What is required → Lines that hold the word "this" should be located and copied.

Data extracted from a collection:
▼

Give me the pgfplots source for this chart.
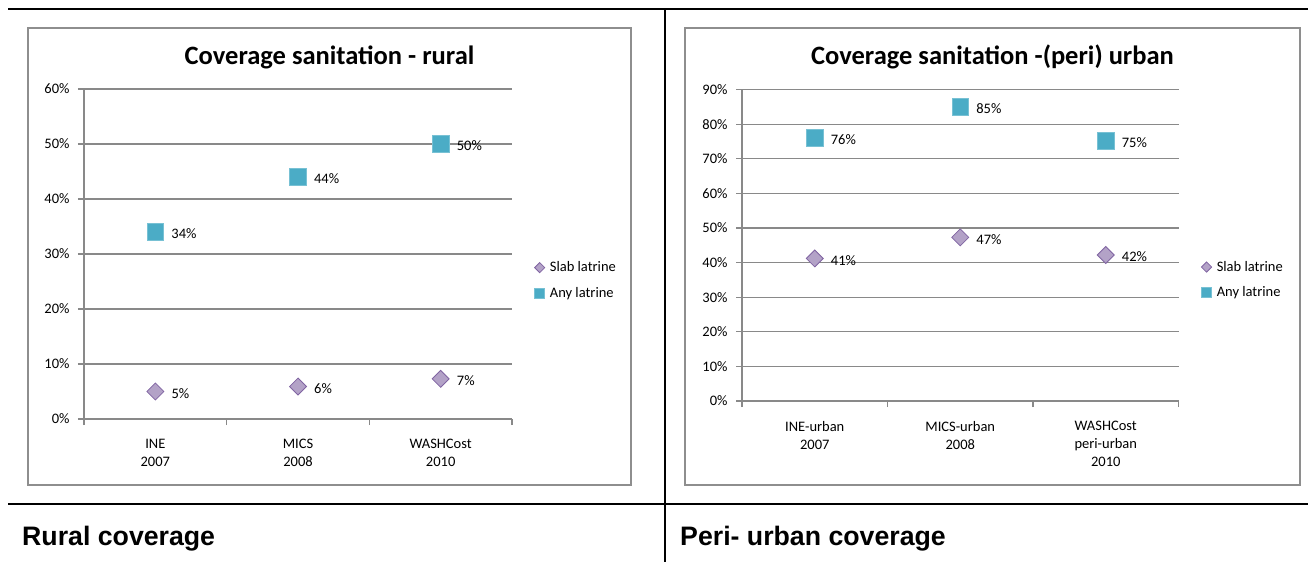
\documentclass[border=0pt]{standalone}
\usepackage{fontspec}
\setmainfont{Carlito}
\newfontfamily\arialfont{Liberation Sans}
\usepackage{pgfplots}
\pgfplotsset{compat=1.18}

\definecolor{gridgray}{HTML}{898989}
\definecolor{boxgray}{HTML}{8E8E8E}
\definecolor{anyblue}{HTML}{4BACC6}
\definecolor{slabfill}{HTML}{B3A2C7}
\definecolor{slabdraw}{HTML}{8064A2}

\newcommand\sm{\fontsize{14.5}{18}\selectfont}

\pgfplotsset{
  chartstyle/.style={
    scale only axis,
    clip=false,
    axis lines*=left,
    axis line style={gridgray, line width=1.2pt},
    ymajorgrids,
    major grid style={gridgray, line width=1.1pt},
    tick align=outside,
    major tick length=6pt,
    minor tick length=6pt,
    ytick style={gridgray, line width=1.2pt},
    major x tick style={draw=none},
    minor x tick style={gridgray, line width=1.2pt},
    ymin=0, xmin=0, xmax=3,
    xtick={0.5,1.5,2.5},
    minor xtick={0,1,2,3},
    /pgf/number format/assume math mode=true,
    yticklabel={\pgfmathprintnumber{\tick}\%},
    ticklabel style={font=\sm},
    yticklabel style={xshift=-5pt},
    xticklabel style={align=center, yshift=-11pt},
    legend style={draw=none, fill=none, font=\sm, row sep=10pt,
      legend cell align=left, anchor=west},
    nodes near coords={\pgfmathprintnumber[fixed,precision=0]{\pgfplotspointmeta}\%},
    nodes near coords style={font=\sm, anchor=west, xshift=12.5pt, yshift=-2pt},
  },
  slab/.style={only marks, mark=square*, mark size=6pt,
    mark options={rotate=45, fill=slabfill, draw=slabdraw, line width=0.8pt},
    legend image code/.code={\path (0.2cm,0cm) ++(-5pt,0pt) (0.2cm,0cm) ++(8pt,0pt);
      \draw[##1, mark size=3.6pt] plot coordinates {(0.2cm,0cm)};}},
  any/.style={only marks, mark=square*, mark size=8.3pt,
    mark options={fill=anyblue, draw=anyblue!75!white, line width=0.6pt},
    legend image code/.code={\path (0.2cm,0cm) ++(-5pt,0pt) (0.2cm,0cm) ++(8pt,0pt);
      \draw[##1, mark size=5pt] plot coordinates {(0.2cm,0cm)};}},
}

\begin{document}
\begin{tikzpicture}[x=1pt, y=1pt]
\path[use as bounding box] (0,0) rectangle (1308,562);

% table rules
\draw[line width=2pt] (8,553) -- (1308,553);
\draw[line width=2pt] (8,58) -- (1308,58);
\draw[line width=2pt] (665,553) -- (665,0);

% chart frames
\draw[boxgray, line width=1.5pt] (28,77) rectangle (631,534);
\draw[boxgray, line width=1.5pt] (685,77) rectangle (1300,534);

% titles
\node[anchor=base, inner sep=0pt, font=\fontsize{26.5}{30}\selectfont\bfseries] at (329.5,497.5) {Coverage sanitation - rural};
\node[anchor=base, inner sep=0pt, font=\fontsize{26.5}{30}\selectfont\bfseries] at (992.5,497.5) {Coverage sanitation -(peri) urban};

% captions
\node[anchor=base west, inner sep=0pt, font=\arialfont\fontsize{26.7}{30}\selectfont\bfseries] at (22,17) {Rural coverage};
\node[anchor=base west, inner sep=0pt, font=\arialfont\fontsize{26.7}{30}\selectfont\bfseries] at (680,17) {Peri- urban coverage};

% rural chart
\begin{axis}[chartstyle,
  at={(84pt,143pt)}, anchor=south west,
  width=428pt, height=330pt,
  ymax=60, ytick={0,10,...,60},
  xticklabels={{INE\\2007},{MICS\\2008},{WASHCost\\2010}},
  legend style={at={(1.045,0.42)}}]
\addplot[slab] coordinates {(0.5,5) (1.5,5.9) (2.5,7.3)};
\addlegendentry{Slab latrine}
\addplot[any] coordinates {(0.5,34) (1.5,44) (2.5,50)};
\addlegendentry{Any latrine}
\end{axis}

% (peri) urban chart
\begin{axis}[chartstyle,
  at={(742pt,161pt)}, anchor=south west,
  width=436.5pt, height=311.4pt,
  ymax=90, ytick={0,10,...,90},
  xticklabels={{INE-urban\\2007},{MICS-urban\\2008},{WASHCost\\peri-urban\\2010}},
  legend style={at={(1.045,0.389)}}]
\addplot[slab] coordinates {(0.5,41.2) (1.5,47.3) (2.5,42.2)};
\addlegendentry{Slab latrine}
\addplot[any] coordinates {(0.5,76) (1.5,85) (2.5,75.2)};
\addlegendentry{Any latrine}
\end{axis}
\end{tikzpicture}
\end{document}
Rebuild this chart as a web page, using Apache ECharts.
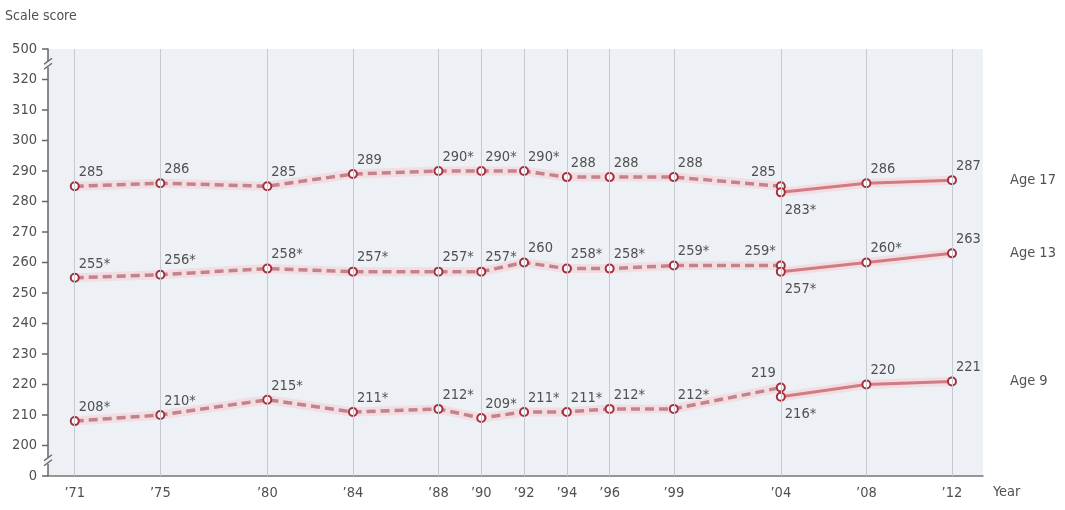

▲

Response to the task →
Give me the pgfplots source for this chart.
Rebuild this chart as a web page, using Apache ECharts.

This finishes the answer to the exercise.